Eikonal Approximation in AdS/CFT: From Shock Waves to Four-Point Functions

TL;DR

This work develops an AdS/CFT-compatible eikonal framework by analyzing shock-wave geometries in AdS and relating the resulting two-point functions to the discontinuities of dual CFT four-point functions. It provides explicit integral representations involving transverse space propagators that capture high-energy gravitational exchanges, and it extends the construction to BTZ black holes, offering a nonperturbative lens on Planckian physics in AdS. A concrete $d=2$ example demonstrates the method, including explicit expressions for the amplitude and its discontinuity, and illustrates how Lorentzian analytic continuation encodes the eikonal data.
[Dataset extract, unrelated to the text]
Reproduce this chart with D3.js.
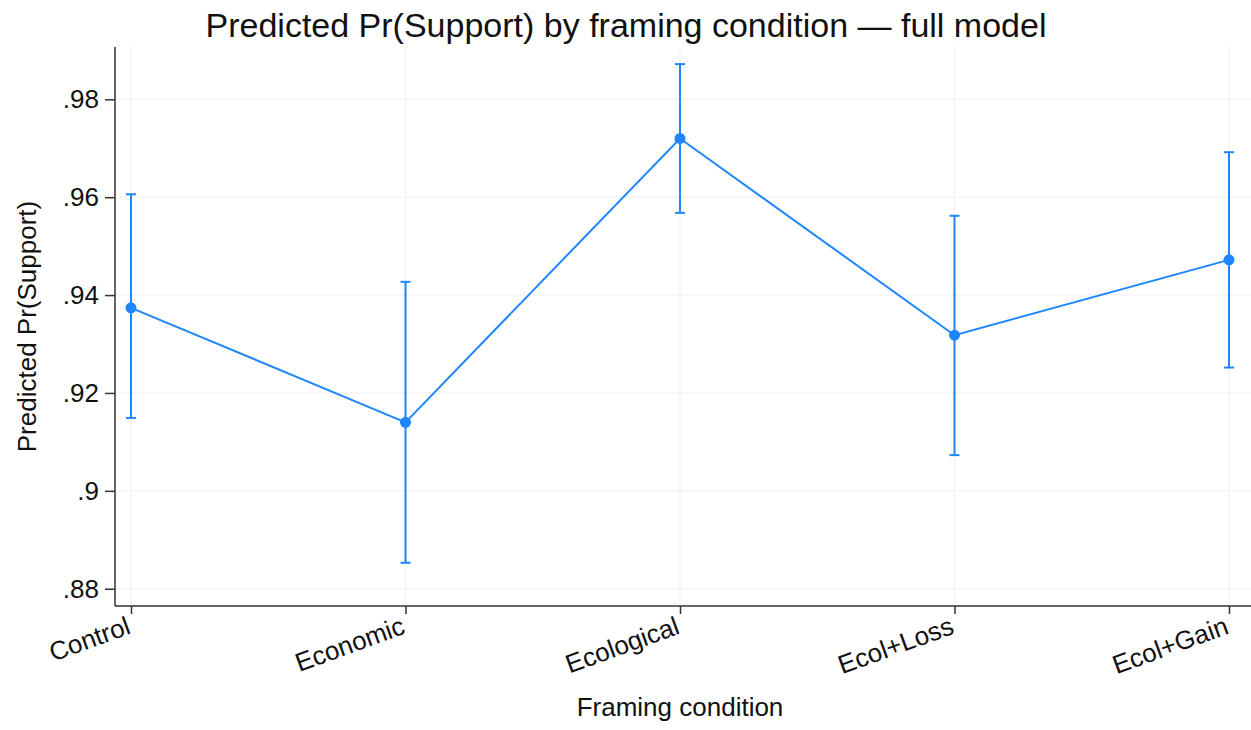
<!DOCTYPE html>
<html>
<head>
<meta charset="utf-8">
<script src="https://cdn.jsdelivr.net/npm/d3@7"></script>
<style>
  html, body { margin: 0; padding: 0; background: #fff; }
  svg { display: block; font-family: "Liberation Sans", Arial, sans-serif; }
</style>
</head>
<body>
<svg id="chart" width="1251" height="730"></svg>
<script>
// Framing conditions and predicted probabilities with 95% CIs
const conditions = ["Control", "Economic", "Ecological", "Ecol+Loss", "Ecol+Gain"];
const predicted  = [0.9374, 0.9140, 0.9720, 0.9318, 0.9472];
const ciLower    = [0.9149, 0.8853, 0.9568, 0.9073, 0.9252];
const ciUpper    = [0.9606, 0.9427, 0.9872, 0.9562, 0.9692];
const yTicks     = [0.88, 0.90, 0.92, 0.94, 0.96, 0.98];
const yTickLabels = [".88", ".9", ".92", ".94", ".96", ".98"];

const svg = d3.select("#chart");
const plotLeft = 115, plotRight = 1251, plotTop = 47, plotBottom = 606;
const color = "#1e86ff";
const font = "Liberation Sans, Arial, sans-serif";

const x = d3.scalePoint().domain(conditions).range([131, 1229]);
const y = d3.scaleLinear().domain([0.87647, 0.99069]).range([plotBottom, plotTop]);

// faint grid
const grid = svg.append("g");
grid.selectAll("line.h").data(yTicks).join("line")
  .attr("x1", plotLeft).attr("x2", plotRight)
  .attr("y1", d => y(d)).attr("y2", d => y(d))
  .attr("stroke", "#f6f6f6").attr("stroke-width", 2);
grid.selectAll("line.v").data(conditions).join("line")
  .attr("x1", d => x(d)).attr("x2", d => x(d))
  .attr("y1", plotTop).attr("y2", plotBottom)
  .attr("stroke", "#f6f6f6").attr("stroke-width", 2);

// y axis
const yAxis = svg.append("g")
  .attr("transform", `translate(${plotLeft},0)`)
  .call(d3.axisLeft(y).tickValues(yTicks)
    .tickFormat((d, i) => yTickLabels[i]).tickSize(10).tickPadding(6));
yAxis.select(".domain").attr("d", `M0,${plotTop}V${plotBottom}`).attr("stroke", "#333").attr("stroke-width", 1.5);
yAxis.selectAll(".tick line").attr("stroke", "#333").attr("stroke-width", 1.5);
yAxis.selectAll(".tick text").attr("font-size", 26).attr("fill", "#111")
  .attr("font-family", font);

// x axis
const xAxis = svg.append("g")
  .attr("transform", `translate(0,${plotBottom})`)
  .call(d3.axisBottom(x).tickSize(8).tickPadding(4));
xAxis.select(".domain").attr("d", `M${plotLeft},0H${plotRight}`).attr("stroke", "#333").attr("stroke-width", 1.5);
xAxis.selectAll(".tick line").attr("stroke", "#333").attr("stroke-width", 1.5);
xAxis.selectAll(".tick text")
  .attr("font-size", 26).attr("fill", "#111")
  .attr("font-family", font)
  .attr("text-anchor", "end")
  .attr("dy", null)
  .attr("y", 0)
  .attr("transform", "translate(-5,12) rotate(-20) translate(0,16)");

// confidence intervals
const ci = svg.append("g");
conditions.forEach((c, i) => {
  const cx = x(c);
  ci.append("line").attr("x1", cx).attr("x2", cx)
    .attr("y1", y(ciLower[i])).attr("y2", y(ciUpper[i]))
    .attr("stroke", color).attr("stroke-width", 2);
  [ciLower[i], ciUpper[i]].forEach(v => {
    ci.append("line").attr("x1", cx - 5).attr("x2", cx + 5)
      .attr("y1", y(v)).attr("y2", y(v))
      .attr("stroke", color).attr("stroke-width", 2);
  });
});

// connecting line
svg.append("path")
  .datum(predicted)
  .attr("fill", "none").attr("stroke", color).attr("stroke-width", 2)
  .attr("d", d3.line().x((d, i) => x(conditions[i])).y(d => y(d)));

// points
svg.append("g").selectAll("circle").data(predicted).join("circle")
  .attr("cx", (d, i) => x(conditions[i])).attr("cy", d => y(d))
  .attr("r", 5.5).attr("fill", color);

// titles
svg.append("text").attr("x", 626).attr("y", 37)
  .attr("text-anchor", "middle").attr("font-size", 34).attr("fill", "#111")
  .attr("font-family", font)
  .text("Predicted Pr(Support) by framing condition \u2014 full model");

svg.append("text").attr("x", 680).attr("y", 716)
  .attr("text-anchor", "middle").attr("font-size", 26).attr("fill", "#111")
  .attr("font-family", font)
  .text("Framing condition");

svg.append("text")
  .attr("transform", `translate(36,${(plotTop + plotBottom) / 2}) rotate(-90)`)
  .attr("text-anchor", "middle").attr("font-size", 26).attr("fill", "#111")
  .attr("font-family", font)
  .text("Predicted Pr(Support)");
</script>
</body>
</html>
The paper lays groundwork for reconstructing full four-point functions from shock data and for future inclusion of stringy corrections and finite-$N$ CFT checks.

Abstract

We initiate a program to generalize the standard eikonal approximation to compute amplitudes in Anti-de Sitter spacetimes. Inspired by the shock wave derivation of the eikonal amplitude in flat space, we study the two-point function E ~ < O_1 O_1 >_{shock} in the presence of a shock wave in Anti-de Sitter, where O_1 is a scalar primary operator in the dual conformal field theory. At tree level in the gravitational coupling, we relate the shock two-point function E to the discontinuity across a kinematical branch cut of the conformal field theory four-point function A ~ < O_1 O_2 O_1 O_2 >, where O_2 creates the shock geometry in Anti-de Sitter. Finally, we extend the above results by computing E in the presence of shock waves along the horizon of Schwarzschild BTZ black holes. This work gives new tools for the study of Planckian physics in Anti-de Sitter spacetimes.

Figures (10)

• Figure 1: Interaction diagrams in both flat and AdS spaces. In the eikonal regime, free propagation $(a)$ is modified primarily by interactions described by crossed--ladder graphs $(c)$. In flat space and in this regime, the tree level amplitude is dominated by the T--channel graph $(b)$ with maximal spin $j=2$ of the exchanged massless particle. Moreover, the full eikonal amplitude can be computed from diagram $(b)$.
• Figure 2: Analytic continuation of $\mathcal{A}_{1}$ to obtain $\mathcal{A}_{1}^{\circlearrowright}$. The variable $\bar{z}$ is kept fixed and $z$ is transported clockwise around the point at infinity, circling the points $0,1,\bar{z}$.
• Figure 3: Embedding of AdS$_2$ in $\mathbb{M}^{2}\times\mathbb{M}^{1}$. A point $\mathbf{p}$ in the boundary of AdS$_2$ is a null ray in $\mathbb{M}^{2}\times\mathbb{M}^{1}$.
• Figure 4: Poincaré patches of an arbitrary boundary point $\mathbf{p}$, separated by the null surfaces $-2\mathbf{x\cdot p}=0$. Here AdS is represented as a cylinder with boundary $\mathbb{R}\times {S}_{d-1}$. Throughout this paper we shall mostly use a two--dimensional simplification of this picture, as shown in the figure. The point $-\mathbf{p}$ and an image point $\mathbf{p}'$ of $\mathbf{p}$ are also shown.
• Figure 5: Two consecutive Poincaré patches with $x^{-}>0$ and $x^{-}<0$. The shock geometry can be described by specifying gluing conditions on the separating surface $x^{-}=0$, which is parameterized by $x^{+}$ and $x$, with $x\in H_{d-1}$.